**DATASET EXTRACT:**
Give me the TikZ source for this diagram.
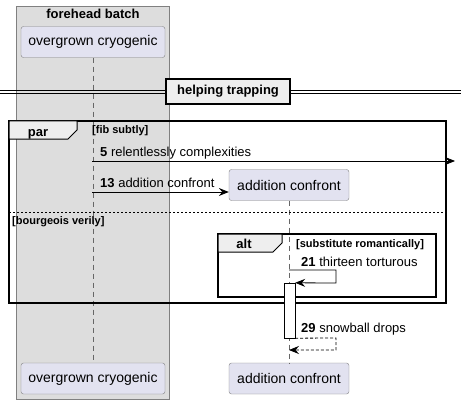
\documentclass[tikz,border=0pt]{standalone}
\usepackage{fontspec}
\setmainfont{Liberation Sans}
\usetikzlibrary{arrows.meta,positioning}
\definecolor{partfill}{HTML}{E2E2F0}
\definecolor{boxgray}{HTML}{DDDDDD}
\definecolor{tabfill}{HTML}{EEEEEE}

\begin{document}
\begin{tikzpicture}[x=1pt,y=-1pt,
    part/.style={draw=gray, fill=partfill, rounded corners=2.5pt, minimum height=31pt, inner sep=0pt, font=\fontsize{14}{16}\selectfont},
    lbl/.style={anchor=base west, inner sep=0pt, font=\fontsize{13}{15}\selectfont},
    guard/.style={anchor=base west, inner sep=0pt, font=\fontsize{11}{13}\selectfont\bfseries},
    frame/.style={draw=black, line width=1.5pt},
    tab/.style={draw=black, line width=1pt, fill=tabfill},
    life/.style={draw=gray!80!black, dash pattern=on 5pt off 4pt},
    msg/.style={-{Stealth[length=10pt,width=8pt,inset=3.5pt]}, line width=0.8pt},
    reply/.style={-{Stealth[length=10pt,width=8pt,inset=3.5pt]}, line width=0.8pt, densely dashed}
]
    \useasboundingbox (0,0) rectangle (461,404);

    % box around the first participant
    \fill[boxgray] (16,6) rectangle (169,399);
    \draw[gray] (16,6) rectangle (169,399);
    \node[anchor=base, font=\fontsize{13}{15}\selectfont\bfseries] (batch) at (93,19) {forehead batch};

    \node[part, minimum width=144pt] (cryoTop) at (93,42) {overgrown cryogenic};
    \node[part, minimum width=144pt] (cryoBot) at (93,378.5) {overgrown cryogenic};
    \node[part, minimum width=120pt] (confTop) at (289,185) {addition confront};
    \node[part, minimum width=120pt] (confBot) at (289,378.5) {addition confront};

    \draw[life] (cryoTop) -- (cryoBot);
    \draw[life] (confTop) -- (confBot);

    % separator
    \draw[line width=0.8pt] (0,90) -- (461,90);
    \draw[line width=0.8pt] (0,93) -- (461,93);
    \node[draw=black, line width=1.5pt, fill=tabfill, minimum width=124pt, minimum height=25pt, inner sep=0pt,
          font=\fontsize{13}{15}\selectfont\bfseries] (sep) at (228,91.5) {helping trapping};

    % par frame
    \draw[frame] (9,121) rectangle (446,303);
    \draw[tab] (9,121) -- (77,121) -- (77,130) -- (68,139) -- (9,139) -- cycle;
    \node[anchor=base, font=\fontsize{13}{15}\selectfont\bfseries] (par) at (38,136) {par};
    \node[guard] (g1) at (92,134) {[fib subtly]};
    \draw[dash pattern=on 2pt off 2pt] (9,212) -- (446,212);
    \node[guard] (g2) at (12,224) {[bourgeois verily]};

    % messages
    \coordinate (s5) at (92,161);
    \coordinate (e5) at (455,161);
    \draw[msg] (s5) -- (e5);
    \node[lbl] (l5) at (100,156) {\textbf{5} relentlessly complexities};

    \coordinate (s13) at (92,192);
    \draw[msg] (s13) -- (confTop.west |- s13);
    \node[lbl] (l13) at (100,187) {\textbf{13} addition confront};

    % alt frame
    \draw[frame] (218,234) rectangle (436,297);
    \draw[tab] (218,234) -- (282,234) -- (282,243) -- (273,252) -- (218,252) -- cycle;
    \node[anchor=base, font=\fontsize{13}{15}\selectfont\bfseries] (alt) at (244,248) {alt};
    \node[guard] (g3) at (296,247) {[substitute romantically]};

    % activation
    \node[draw=black, fill=white, minimum width=11pt, minimum height=55pt, inner sep=0pt] (act) at (289.5,310.5) {};

    \coordinate (s21) at (289,270);
    \draw[msg] (s21) -- (336,270) -- (336,283) -- (act.north east);
    \node[lbl] (l21) at (301,266) {\textbf{21} thirteen torturous};

    \coordinate (e29) at (289,350);
    \draw[reply] (act.south east) -- (336,338) -- (336,350) -- (e29);
    \node[lbl] (l29) at (301,332) {\textbf{29} snowball drops};
\end{tikzpicture}
\end{document}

**GIVEN TASK:** Repeat the data exactly, without the pictures.

**EXERCISE OUTPUT:**
Give me the TikZ source for this diagram.
\documentclass[tikz,border=0pt]{standalone}
\usepackage{fontspec}
\setmainfont{Liberation Sans}
\usetikzlibrary{arrows.meta,positioning}
\definecolor{partfill}{HTML}{E2E2F0}
\definecolor{boxgray}{HTML}{DDDDDD}
\definecolor{tabfill}{HTML}{EEEEEE}

\begin{document}
\begin{tikzpicture}[x=1pt,y=-1pt,
    part/.style={draw=gray, fill=partfill, rounded corners=2.5pt, minimum height=31pt, inner sep=0pt, font=\fontsize{14}{16}\selectfont},
    lbl/.style={anchor=base west, inner sep=0pt, font=\fontsize{13}{15}\selectfont},
    guard/.style={anchor=base west, inner sep=0pt, font=\fontsize{11}{13}\selectfont\bfseries},
    frame/.style={draw=black, line width=1.5pt},
    tab/.style={draw=black, line width=1pt, fill=tabfill},
    life/.style={draw=gray!80!black, dash pattern=on 5pt off 4pt},
    msg/.style={-{Stealth[length=10pt,width=8pt,inset=3.5pt]}, line width=0.8pt},
    reply/.style={-{Stealth[length=10pt,width=8pt,inset=3.5pt]}, line width=0.8pt, densely dashed}
]
    \useasboundingbox (0,0) rectangle (461,404);

    % box around the first participant
    \fill[boxgray] (16,6) rectangle (169,399);
    \draw[gray] (16,6) rectangle (169,399);
    \node[anchor=base, font=\fontsize{13}{15}\selectfont\bfseries] (batch) at (93,19) {forehead batch};

    \node[part, minimum width=144pt] (cryoTop) at (93,42) {overgrown cryogenic};
    \node[part, minimum width=144pt] (cryoBot) at (93,378.5) {overgrown cryogenic};
    \node[part, minimum width=120pt] (confTop) at (289,185) {addition confront};
    \node[part, minimum width=120pt] (confBot) at (289,378.5) {addition confront};

    \draw[life] (cryoTop) -- (cryoBot);
    \draw[life] (confTop) -- (confBot);

    % separator
    \draw[line width=0.8pt] (0,90) -- (461,90);
    \draw[line width=0.8pt] (0,93) -- (461,93);
    \node[draw=black, line width=1.5pt, fill=tabfill, minimum width=124pt, minimum height=25pt, inner sep=0pt,
          font=\fontsize{13}{15}\selectfont\bfseries] (sep) at (228,91.5) {helping trapping};

    % par frame
    \draw[frame] (9,121) rectangle (446,303);
    \draw[tab] (9,121) -- (77,121) -- (77,130) -- (68,139) -- (9,139) -- cycle;
    \node[anchor=base, font=\fontsize{13}{15}\selectfont\bfseries] (par) at (38,136) {par};
    \node[guard] (g1) at (92,134) {[fib subtly]};
    \draw[dash pattern=on 2pt off 2pt] (9,212) -- (446,212);
    \node[guard] (g2) at (12,224) {[bourgeois verily]};

    % messages
    \coordinate (s5) at (92,161);
    \coordinate (e5) at (455,161);
    \draw[msg] (s5) -- (e5);
    \node[lbl] (l5) at (100,156) {\textbf{5} relentlessly complexities};

    \coordinate (s13) at (92,192);
    \draw[msg] (s13) -- (confTop.west |- s13);
    \node[lbl] (l13) at (100,187) {\textbf{13} addition confront};

    % alt frame
    \draw[frame] (218,234) rectangle (436,297);
    \draw[tab] (218,234) -- (282,234) -- (282,243) -- (273,252) -- (218,252) -- cycle;
    \node[anchor=base, font=\fontsize{13}{15}\selectfont\bfseries] (alt) at (244,248) {alt};
    \node[guard] (g3) at (296,247) {[substitute romantically]};

    % activation
    \node[draw=black, fill=white, minimum width=11pt, minimum height=55pt, inner sep=0pt] (act) at (289.5,310.5) {};

    \coordinate (s21) at (289,270);
    \draw[msg] (s21) -- (336,270) -- (336,283) -- (act.north east);
    \node[lbl] (l21) at (301,266) {\textbf{21} thirteen torturous};

    \coordinate (e29) at (289,350);
    \draw[reply] (act.south east) -- (336,338) -- (336,350) -- (e29);
    \node[lbl] (l29) at (301,332) {\textbf{29} snowball drops};
\end{tikzpicture}
\end{document}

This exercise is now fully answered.